• **TASK GOAL**
Could you transcribe every record below exactly as written, leaving out any pictures?
==========
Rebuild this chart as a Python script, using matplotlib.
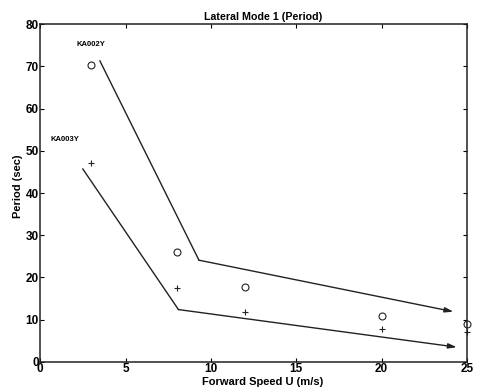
import matplotlib
matplotlib.use("Agg")
import matplotlib.pyplot as plt

# measured points (circles = KA002Y, crosses = KA003Y)
speed = [3, 8, 12, 20, 25]
period_ka002y = [70.3, 26.1, 17.7, 10.9, 8.9]
period_ka003y = [47.1, 17.6, 11.9, 7.8, 7.0]

# trend lines drawn through the data
trend_hi_x = [3.5, 9.3, 24.2]
trend_hi_y = [71.3, 24.1, 11.9]
trend_lo_x = [2.5, 8.1, 24.4]
trend_lo_y = [45.7, 12.4, 3.5]

plt.rcParams["font.family"] = ["Liberation Sans", "DejaVu Sans"]
plt.rcParams["font.weight"] = "bold"

fig = plt.figure(figsize=(4.78, 3.90), dpi=100)
ax = fig.add_axes([0.084, 0.072, 0.893, 0.866])

ax.plot(speed, period_ka002y, "o", mfc="none", mec="#222222", ms=5, mew=0.8, clip_on=False)
ax.plot(speed, period_ka003y, "+", color="#222222", ms=5, mew=0.8, clip_on=False)

for xs, ys in [(trend_hi_x, trend_hi_y), (trend_lo_x, trend_lo_y)]:
    ax.plot(xs[:-1], ys[:-1], color="#222222", lw=1.0)
    ax.annotate("", xy=(xs[-1], ys[-1]), xytext=(xs[-2], ys[-2]),
                arrowprops=dict(arrowstyle="-|>,head_length=0.5,head_width=0.15",
                                color="#222222", lw=1.0, shrinkA=0, shrinkB=0))

ax.text(2.15, 75.2, "KA002Y", fontsize=5.5, fontweight="bold", va="center")
ax.text(0.6, 52.8, "KA003Y", fontsize=5.5, fontweight="bold", va="center")

ax.set_xlim(0, 25)
ax.set_ylim(0, 80)
ax.set_xticks([0, 5, 10, 15, 20, 25])
ax.set_yticks(range(0, 81, 10))
ax.tick_params(direction="in", top=True, right=True, length=3, width=0.8,
               labelsize=8.5, pad=1)
for lbl in ax.get_xticklabels() + ax.get_yticklabels():
    lbl.set_fontweight("bold")
for s in ax.spines.values():
    s.set_linewidth(1.1)
    s.set_color("#222222")

ax.set_title("Lateral Mode 1 (Period)", fontsize=7.7, fontweight="bold", pad=3, x=0.522)
ax.set_xlabel("Forward Speed U (m/s)", fontsize=8, fontweight="bold")
ax.xaxis.set_label_coords(0.522, -0.045)
ax.set_ylabel("Period (sec)", fontsize=8, fontweight="bold")
ax.yaxis.set_label_coords(-0.04, 0.52)

fig.savefig("out.png", dpi=100)
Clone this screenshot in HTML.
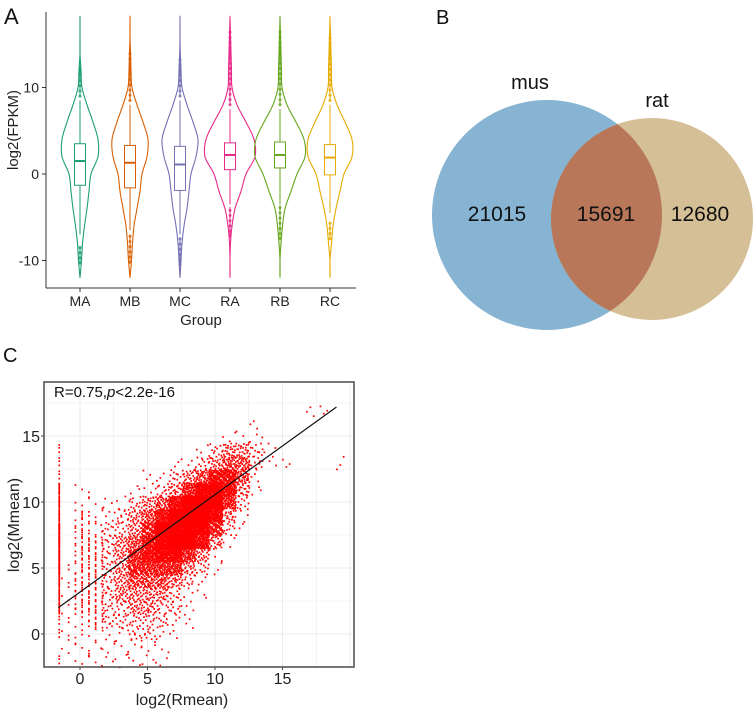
==========
• **ANSWER FOR THE TASK**
Rebuild this chart as a Python script, using matplotlib.
import matplotlib
matplotlib.use("Agg")
import matplotlib.pyplot as plt

# measured points (circles = KA002Y, crosses = KA003Y)
speed = [3, 8, 12, 20, 25]
period_ka002y = [70.3, 26.1, 17.7, 10.9, 8.9]
period_ka003y = [47.1, 17.6, 11.9, 7.8, 7.0]

# trend lines drawn through the data
trend_hi_x = [3.5, 9.3, 24.2]
trend_hi_y = [71.3, 24.1, 11.9]
trend_lo_x = [2.5, 8.1, 24.4]
trend_lo_y = [45.7, 12.4, 3.5]

plt.rcParams["font.family"] = ["Liberation Sans", "DejaVu Sans"]
plt.rcParams["font.weight"] = "bold"

fig = plt.figure(figsize=(4.78, 3.90), dpi=100)
ax = fig.add_axes([0.084, 0.072, 0.893, 0.866])

ax.plot(speed, period_ka002y, "o", mfc="none", mec="#222222", ms=5, mew=0.8, clip_on=False)
ax.plot(speed, period_ka003y, "+", color="#222222", ms=5, mew=0.8, clip_on=False)

for xs, ys in [(trend_hi_x, trend_hi_y), (trend_lo_x, trend_lo_y)]:
    ax.plot(xs[:-1], ys[:-1], color="#222222", lw=1.0)
    ax.annotate("", xy=(xs[-1], ys[-1]), xytext=(xs[-2], ys[-2]),
                arrowprops=dict(arrowstyle="-|>,head_length=0.5,head_width=0.15",
                                color="#222222", lw=1.0, shrinkA=0, shrinkB=0))

ax.text(2.15, 75.2, "KA002Y", fontsize=5.5, fontweight="bold", va="center")
ax.text(0.6, 52.8, "KA003Y", fontsize=5.5, fontweight="bold", va="center")

ax.set_xlim(0, 25)
ax.set_ylim(0, 80)
ax.set_xticks([0, 5, 10, 15, 20, 25])
ax.set_yticks(range(0, 81, 10))
ax.tick_params(direction="in", top=True, right=True, length=3, width=0.8,
               labelsize=8.5, pad=1)
for lbl in ax.get_xticklabels() + ax.get_yticklabels():
    lbl.set_fontweight("bold")
for s in ax.spines.values():
    s.set_linewidth(1.1)
    s.set_color("#222222")

ax.set_title("Lateral Mode 1 (Period)", fontsize=7.7, fontweight="bold", pad=3, x=0.522)
ax.set_xlabel("Forward Speed U (m/s)", fontsize=8, fontweight="bold")
ax.xaxis.set_label_coords(0.522, -0.045)
ax.set_ylabel("Period (sec)", fontsize=8, fontweight="bold")
ax.yaxis.set_label_coords(-0.04, 0.52)

fig.savefig("out.png", dpi=100)
Clone this screenshot in HTML.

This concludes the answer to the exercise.